Razgut recognizes and makes contact with Akiva, who was watching Karou. Akiva promptly attacks Karou, and she barely escapes his sword by fleeing into the workshop through a portal door. Inside of the workshop, Karou is taken by curiosity and decides to slip beyond the door leading to Eretz and has her first look at this world. When Brimstone discovers her, however, he is taken by anger and returns her to Prague, sealing off the entrance back in. While Karou is sealed off from Brimstone's workshop, all the portals in the human world leading to it are burned away by the seraph's black handprints. Consumed by a desire to see her family again, Karou travels the world, taking the physical wishes from Brimstone's teeth dealers by force. She eventually uses one of her wishes to obtain the ability to fly. In Marrakech, she connects with Razgut, and makes a deal with him to take her to Eretz. She returns one last time to Prague for the sake of seeing Zuzana's puppet show. In Prague, however, Karou is once more pursued by Akiva. She confronts and defeats him in a mid-air battle, and takes him to her apartment, where she questions him about Eretz and the chimaera-seraphim war. She strikes up a careful friendship with the angel. Eventually, Akiva discovers Karou's wishbone-necklace - the only thing she still has left from her chimaera family - and cries out, proclaiming he knows who she really is.

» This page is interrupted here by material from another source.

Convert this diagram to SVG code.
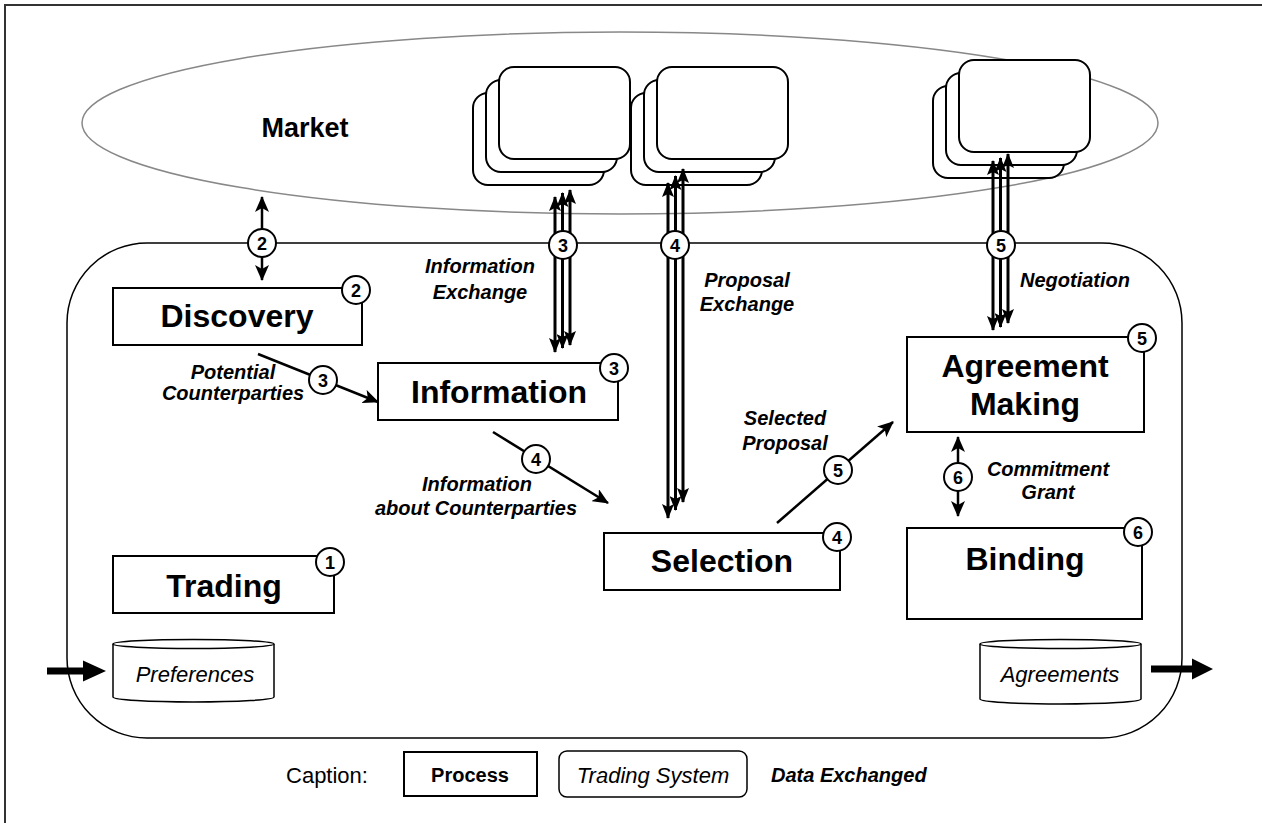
<svg xmlns="http://www.w3.org/2000/svg" width="1262" height="823" viewBox="0 0 1262 823">
  <style>
    text { font-family: "Liberation Sans", Arial, sans-serif; fill: #000; }
    .proc { fill: #fff; stroke: #000; stroke-width: 2; }
    .ptxt { font-size: 32px; font-weight: bold; text-anchor: middle; }
    .lbl { font-size: 20px; font-weight: bold; font-style: italic; text-anchor: middle; }
    .lbl-start { font-size: 20px; font-weight: bold; font-style: italic; text-anchor: start; }
    .badge { fill: #fff; stroke: #000; stroke-width: 2; }
    .btxt { font-size: 18px; font-weight: bold; text-anchor: middle; }
    .agent { fill: #fff; stroke: #000; stroke-width: 2; }
    .flow { fill: none; stroke: #000; stroke-width: 2.5; }
    .multi { fill: none; stroke: #000; stroke-width: 3; }
    .store { fill: #fff; stroke: #000; stroke-width: 1.5; }
    .stxt { font-size: 22px; font-style: italic; text-anchor: middle; }
  </style>
  <defs>
    <marker id="ah" viewBox="0 0 16 14" refX="15" refY="7" markerWidth="16" markerHeight="14" markerUnits="userSpaceOnUse" orient="auto-start-reverse">
      <path d="M0,0 L16,7 L0,14 L4,7 z" fill="#000"/>
    </marker>
    <marker id="ahs" viewBox="0 0 15 12" refX="14" refY="6" markerWidth="15" markerHeight="12" markerUnits="userSpaceOnUse" orient="auto-start-reverse">
      <path d="M0,0 L15,6 L0,12 L3,6 z" fill="#000"/>
    </marker>
    <g id="stack">
      <rect class="agent" x="0" y="26" width="131" height="92" rx="15"/>
      <rect class="agent" x="13" y="13" width="131" height="92" rx="15"/>
      <rect class="agent" x="26" y="0" width="131" height="92" rx="15"/>
    </g>
  </defs>

  <rect width="1262" height="823" fill="#fff"/>
  <!-- page frame -->
  <path d="M5,823 V5 H1262" fill="none" stroke="#333" stroke-width="2"/>

  <!-- market -->
  <g id="market">
    <ellipse cx="620" cy="123" rx="538" ry="91" fill="#fff" stroke="#888" stroke-width="1.5"/>
    <text x="305" y="137" font-size="27" font-weight="bold" text-anchor="middle">Market</text>
  </g>

  <!-- trading system boundary -->
  <g id="trading-system">
    <rect x="67" y="243" width="1115" height="495" rx="80" fill="none" stroke="#000" stroke-width="1.5"/>
  </g>

  <!-- counterpart agents in the market -->
  <g id="agents-info"><use href="#stack" x="473" y="67"/></g>
  <g id="agents-proposal"><use href="#stack" x="631" y="67"/></g>
  <g id="agents-negotiation"><use href="#stack" x="933" y="60"/></g>

  <!-- processes -->
  <g id="discovery">
    <rect class="proc" x="113" y="288" width="249" height="57"/>
    <text class="ptxt" x="237" y="327">Discovery</text>
    <circle class="badge" cx="356" cy="290" r="14"/>
    <text class="btxt" x="356" y="296.5">2</text>
  </g>
  <g id="information">
    <rect class="proc" x="378" y="363" width="240" height="57"/>
    <text class="ptxt" x="499" y="403">Information</text>
    <circle class="badge" cx="614" cy="368" r="14"/>
    <text class="btxt" x="614" y="374.5">3</text>
  </g>
  <g id="trading">
    <rect class="proc" x="113" y="556" width="221" height="57"/>
    <text class="ptxt" x="224" y="597">Trading</text>
    <circle class="badge" cx="330" cy="562" r="14"/>
    <text class="btxt" x="330" y="568.5">1</text>
  </g>
  <g id="selection">
    <rect class="proc" x="604" y="533" width="236" height="57"/>
    <text class="ptxt" x="722" y="572">Selection</text>
    <circle class="badge" cx="837" cy="537" r="14"/>
    <text class="btxt" x="837" y="543.5">4</text>
  </g>
  <g id="agreement-making">
    <rect class="proc" x="907" y="337" width="237" height="95"/>
    <text class="ptxt" x="1025" y="377">Agreement</text>
    <text class="ptxt" x="1025" y="415">Making</text>
    <circle class="badge" cx="1142" cy="338" r="14"/>
    <text class="btxt" x="1142" y="344.5">5</text>
  </g>
  <g id="binding">
    <rect class="proc" x="907" y="528" width="235" height="91"/>
    <text class="ptxt" x="1025" y="570">Binding</text>
    <circle class="badge" cx="1138" cy="532" r="14"/>
    <text class="btxt" x="1138" y="538.5">6</text>
  </g>

  <!-- data stores -->
  <g id="preferences">
    <path class="store" d="M113,644 V697 A80.5,5 0 0 0 274,697 V644"/>
    <ellipse class="store" cx="193.5" cy="644" rx="80.5" ry="4.5"/>
    <text class="stxt" x="195" y="682">Preferences</text>
  </g>
  <g id="agreements">
    <path class="store" d="M980,644 V699 A80.5,5 0 0 0 1141,699 V644"/>
    <ellipse class="store" cx="1060.5" cy="644" rx="80.5" ry="4.5"/>
    <text class="stxt" x="1060" y="682">Agreements</text>
  </g>

  <!-- connectors -->
  <g id="connectors">
    <!-- 2: discovery <-> market -->
    <line class="flow" x1="262" y1="197" x2="262" y2="280" marker-start="url(#ah)" marker-end="url(#ah)"/>
    <circle class="badge" cx="262" cy="243" r="14"/>
    <text class="btxt" x="262" y="249.5">2</text>

    <!-- 3: information exchange -->
    <line class="multi" x1="555" y1="197" x2="555" y2="352" marker-start="url(#ahs)" marker-end="url(#ahs)"/>
    <line class="multi" x1="562.5" y1="193" x2="562.5" y2="348" marker-start="url(#ahs)" marker-end="url(#ahs)"/>
    <line class="multi" x1="570" y1="190" x2="570" y2="345" marker-start="url(#ahs)" marker-end="url(#ahs)"/>
    <circle class="badge" cx="563" cy="245" r="14"/>
    <text class="btxt" x="563" y="251.5">3</text>
    <text class="lbl" x="480" y="273">Information</text>
    <text class="lbl" x="480" y="299">Exchange</text>

    <!-- 4: proposal exchange -->
    <line class="multi" x1="668" y1="183" x2="668" y2="518" marker-start="url(#ahs)" marker-end="url(#ahs)"/>
    <line class="multi" x1="675.5" y1="176" x2="675.5" y2="510" marker-start="url(#ahs)" marker-end="url(#ahs)"/>
    <line class="multi" x1="683" y1="169" x2="683" y2="502" marker-start="url(#ahs)" marker-end="url(#ahs)"/>
    <circle class="badge" cx="675" cy="245" r="14"/>
    <text class="btxt" x="675" y="251.5">4</text>
    <text class="lbl" x="747" y="287">Proposal</text>
    <text class="lbl" x="747" y="311">Exchange</text>

    <!-- 5: negotiation -->
    <line class="multi" x1="993" y1="161" x2="993" y2="330" marker-start="url(#ahs)" marker-end="url(#ahs)"/>
    <line class="multi" x1="1000.5" y1="158" x2="1000.5" y2="327" marker-start="url(#ahs)" marker-end="url(#ahs)"/>
    <line class="multi" x1="1008" y1="154" x2="1008" y2="323" marker-start="url(#ahs)" marker-end="url(#ahs)"/>
    <circle class="badge" cx="1001" cy="245" r="14"/>
    <text class="btxt" x="1001" y="251.5">5</text>
    <text class="lbl-start" x="1020" y="287">Negotiation</text>

    <!-- 3: potential counterparties -->
    <line class="flow" x1="258" y1="354" x2="378" y2="402" marker-end="url(#ah)"/>
    <circle class="badge" cx="323" cy="380" r="14"/>
    <text class="btxt" x="323" y="386.5">3</text>
    <text class="lbl" x="233" y="379">Potential</text>
    <text class="lbl" x="233" y="400">Counterparties</text>

    <!-- 4: information about counterparties -->
    <line class="flow" x1="493" y1="432" x2="608" y2="503" marker-end="url(#ah)"/>
    <circle class="badge" cx="536" cy="459" r="14"/>
    <text class="btxt" x="536" y="465.5">4</text>
    <text class="lbl" x="477" y="491">Information</text>
    <text class="lbl" x="476" y="515">about Counterparties</text>

    <!-- 5: selected proposal -->
    <line class="flow" x1="777" y1="523" x2="893" y2="422" marker-end="url(#ah)"/>
    <circle class="badge" cx="838" cy="470" r="14"/>
    <text class="btxt" x="838" y="476.5">5</text>
    <text class="lbl" x="785" y="425">Selected</text>
    <text class="lbl" x="785" y="450">Proposal</text>

    <!-- 6: commitment grant -->
    <line class="flow" x1="958" y1="437" x2="958" y2="516" marker-start="url(#ah)" marker-end="url(#ah)"/>
    <circle class="badge" cx="958" cy="477" r="14"/>
    <text class="btxt" x="958" y="483.5">6</text>
    <text class="lbl" x="1048" y="476">Commitment</text>
    <text class="lbl" x="1048" y="499">Grant</text>

    <!-- system input and output -->
    <path d="M47,667.5 H83 V660.5 L106,671 L83,681.5 V674.5 H47 z" fill="#000"/>
    <path d="M1151,665.5 H1192 V658.5 L1213,669 L1192,679.5 V672.5 H1151 z" fill="#000"/>
  </g>

  <!-- legend -->
  <g id="legend">
    <text x="327" y="783" font-size="22" text-anchor="middle">Caption:</text>
    <rect class="proc" x="404" y="752" width="133" height="44" stroke-width="1.5"/>
    <text x="470" y="782" font-size="20" font-weight="bold" text-anchor="middle">Process</text>
    <rect x="559" y="751" width="188" height="46" rx="8" fill="#fff" stroke="#000" stroke-width="1.5"/>
    <text x="653" y="783" font-size="22" font-style="italic" text-anchor="middle">Trading System</text>
    <text x="771" y="782" font-size="20" font-weight="bold" font-style="italic">Data Exchanged</text>
  </g>
</svg>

Upon realizing Karou's identity, Akiva defies his brother and sister, who want Karou dead. In a confrontation that takes place in public, exposing angels to the human world, Akiva sends Karou off to safety from his siblings. In Akiva's flashbacks, the truth is unveiled - Brimstone's business was to build new bodies using the teeth he collects, by which means he was able to endlessly resurrect fallen chimaera soldiers in the war against the seraphim, and "Karou" is simply the human incarnation of a deceased chimaera - born into a human body using the baby teeth once mentioned by Izil. Karou's original identity was that of Madrigal Kirin, a chimaera who once spared the life of Akiva when she found him on the battlefield, and subsequently fell in love and started an affair with the seraph. Because of this, she was eventually publicly executed. Once Akiva realizes this, he also helps Karou see the truth by shattering her wishbone necklace, restoring the memories of Karou's previous life. At last, however, Akiva must also reveal to her that his previous efforts to end the seraphim-chimaera war was by destroying Brimstone's business, and that all Karou's chimaera family is dead.
Critical reception
The New York Times reviewed Daughter of Smoke and Bone. The reviewer was disappointed that it was the first in a series, saying that she "felt stood up", but was positive of the book in itself. She called it a "breath-catching romantic fantasy" and said that the "descriptions and language stop your heart and then... start it up again." She ended by saying that even though she had wanted it to be its own book, she would "be back for more".Kirkus Reviews also reviewed Smoke and Bone and were also rather positive. They said that though the novel "hinges on major contrivances", the language was "heightened... even casual banter came off as wildly funny". The review ended with saying that the series began "deliciously".
Daughter of Smoke and Bone was a finalist for the 2011 Andre Norton Award.